Main Course has quickly risen to become one of the freshest labels in dance music. They aren’t married to a specific genre, releasing everything from pumping techno to festival trap and everything in between. They also have quite a knack for discovering new talent, as is the case with this stripped house track from Trevor Cantrell, who is just starting to break some ground in the production world. Enjoy this premiere, and be sure to grab the free download next week, courtesy of Main Course.

Were you impulsive on this track, or did you have a sketch in mind before you started?
Definitely impulsive. I found the hi-hat loop that carries through much of the whole song while I was working on something else. I automatically opened a new file and started working with it. I had no plans for the track initially, but once I started, a lot of ideas started flowing naturally.

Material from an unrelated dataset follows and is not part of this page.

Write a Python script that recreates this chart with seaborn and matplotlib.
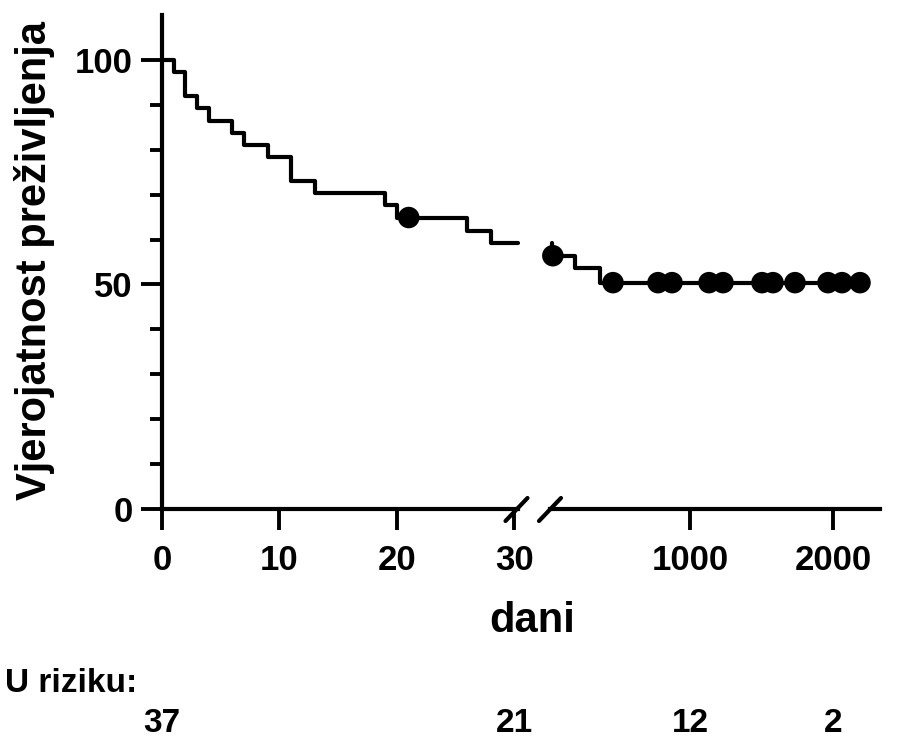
import matplotlib
matplotlib.use("Agg")
import matplotlib.pyplot as plt
import numpy as np
import pandas as pd
import seaborn as sns

# Kaplan-Meier steps, first segment (0-30 days)
left_days = [0, 1, 2, 3, 4, 6, 7, 9, 11, 13, 19, 20, 26, 28]
left_surv = [100, 97.3, 91.9, 89.2, 86.5, 83.8, 81.1, 78.4, 73.0, 70.3, 67.6, 64.9, 62.0, 59.2]
left_censor = [21]

# second segment (after the axis break)
right_days = [33, 195, 370]
right_surv = [56.4, 53.6, 50.4]
right_censor = [40, 461, 776, 874, 1133, 1231, 1504, 1581, 1735, 1966, 2064, 2190]

risk_days = [0, 30, 1000, 2000]
risk_counts = [37, 21, 12, 2]

LEFT_END = 30.3
RIGHT_LIM = (20, 2330)

sns.set_style("ticks")
plt.rcParams["font.family"] = ["Liberation Sans", "DejaVu Sans"]
plt.rcParams["font.weight"] = "bold"
plt.rcParams["text.color"] = "black"
plt.rcParams["xtick.color"] = "black"
plt.rcParams["ytick.color"] = "black"


def surv_at(days, surv, t):
    idx = np.searchsorted(days, t, side="right") - 1
    return surv[idx]


W, H = 898, 740
fig = plt.figure(figsize=(W / 100, H / 100), dpi=100)
bottom, top = 509, 15
ax1 = fig.add_axes([162 / W, (H - bottom) / H, 356 / W, (bottom - top) / H])
ax2 = fig.add_axes([550 / W, (H - bottom) / H, 330 / W, (bottom - top) / H])

lw = 3.0

# left curve
lx = left_days + [LEFT_END]
ly = left_surv + [left_surv[-1]]
sns.lineplot(x=lx, y=ly, ax=ax1, color="black", linewidth=lw, drawstyle="steps-post",
             estimator=None, sort=False, clip_on=False)
lcy = [surv_at(left_days, left_surv, t) for t in left_censor]
sns.scatterplot(x=left_censor, y=lcy, ax=ax1, color="black", s=240, edgecolor="none",
                zorder=5, clip_on=False)

# right curve
rx = [right_days[0]] + right_days + [right_censor[-1]]
ry = [left_surv[-1]] + right_surv + [right_surv[-1]]
sns.lineplot(x=rx, y=ry, ax=ax2, color="black", linewidth=lw, drawstyle="steps-post",
             estimator=None, sort=False, clip_on=False)
rcy = [surv_at(right_days, right_surv, t) for t in right_censor]
sns.scatterplot(x=right_censor, y=rcy, ax=ax2, color="black", s=240, edgecolor="none",
                zorder=5, clip_on=False)

for ax in (ax1, ax2):
    ax.set_ylim(0, 110)
    ax.set_xlabel("")
    ax.set_ylabel("")
    ax.set_facecolor("none")
    for s in ("top", "right"):
        ax.spines[s].set_visible(False)
    for s in ("left", "bottom"):
        ax.spines[s].set_linewidth(3.0)
        ax.spines[s].set_color("black")
    ax.tick_params(axis="both", which="major", length=15, width=2.8, color="black",
                   labelcolor="black", labelsize=25, pad=10)
    ax.tick_params(axis="y", which="minor", length=9, width=2.8, color="black")

ax1.set_xlim(0, LEFT_END)
ax1.set_xticks([0, 10, 20, 30])
ax1.set_yticks([0, 50, 100])
ax1.set_yticks(np.arange(0, 101, 10), minor=True)
ax1.tick_params(axis="y", pad=6)

ax2.set_xlim(*RIGHT_LIM)
ax2.set_xticks([1000, 2000])
ax2.spines["left"].set_visible(False)
ax2.tick_params(axis="y", which="both", left=False, labelleft=False)

# axis break marks
for xc in (516.5, 550):
    fig.add_artist(plt.Line2D([(xc - 11) / W, (xc + 11) / W],
                              [(H - 521) / H, (H - 498) / H],
                              color="black", lw=3.0))

fig.text(35 / W, (H - 261) / H, "Vjerojatnost preživljenja", rotation=90,
         ha="center", va="center", fontsize=30, fontweight="bold")
fig.text(532 / W, (H - 621) / H, "dani", ha="center", va="center",
         fontsize=30, fontweight="bold")
fig.text(5 / W, (H - 683) / H, "U riziku:", ha="left", va="center",
         fontsize=24, fontweight="bold")

for d, n in zip(risk_days, risk_counts):
    ax = ax1 if d <= 30 else ax2
    tr = matplotlib.transforms.blended_transform_factory(ax.transData, fig.transFigure)
    ax.text(d, (H - 723) / H, str(n), transform=tr, ha="center", va="center",
            fontsize=24, fontweight="bold", clip_on=False)

fig.savefig("out.png", dpi=100)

Do you think advances in computer technology and gear have affected your creativity? How so?
Yes and no—this is a complicated question for me. I am currently a computer science major in college and have been constantly learning about computer science and “computer music” over the past few years, simultaneously. Along with the CS courses, I also took a few music production and MIDI classes. Writing a song with digital audio software is much like coding a computer program, in a sense. So, as I am learning new ideas in both fields, it is definitely helping my creativity. But my “studio” has nothing fancy—just a laptop and monitors. I recently bought a Roland TB-3, so be on the look for some acid.

Describe the best setting/activity to hear this track.
I would love to hear this track played at a club/show somewhere! Considering I have only heard it played in my house and car, I think it might go well with a crowd dancing to some groovin’ house music.

What’s your favorite sound/synth/effect/etc. used here, and why?
The hi-hats in the beginning that last through most of the song! “Just gimme the hats, lemme get those hi-hats” (shameless reference to “The Drums” by Richy Ahmed). Oooh and the bassline, because what’s house music without a sexy bassline?

How does this production reflect your personality/ethos?
To me, this song makes me want to nod my head and just groove. And if you were to see me in the crowd at a show, I’m most likely doing exactly that: just vibin’ out with a giant smile on my face. So, it seems fitting.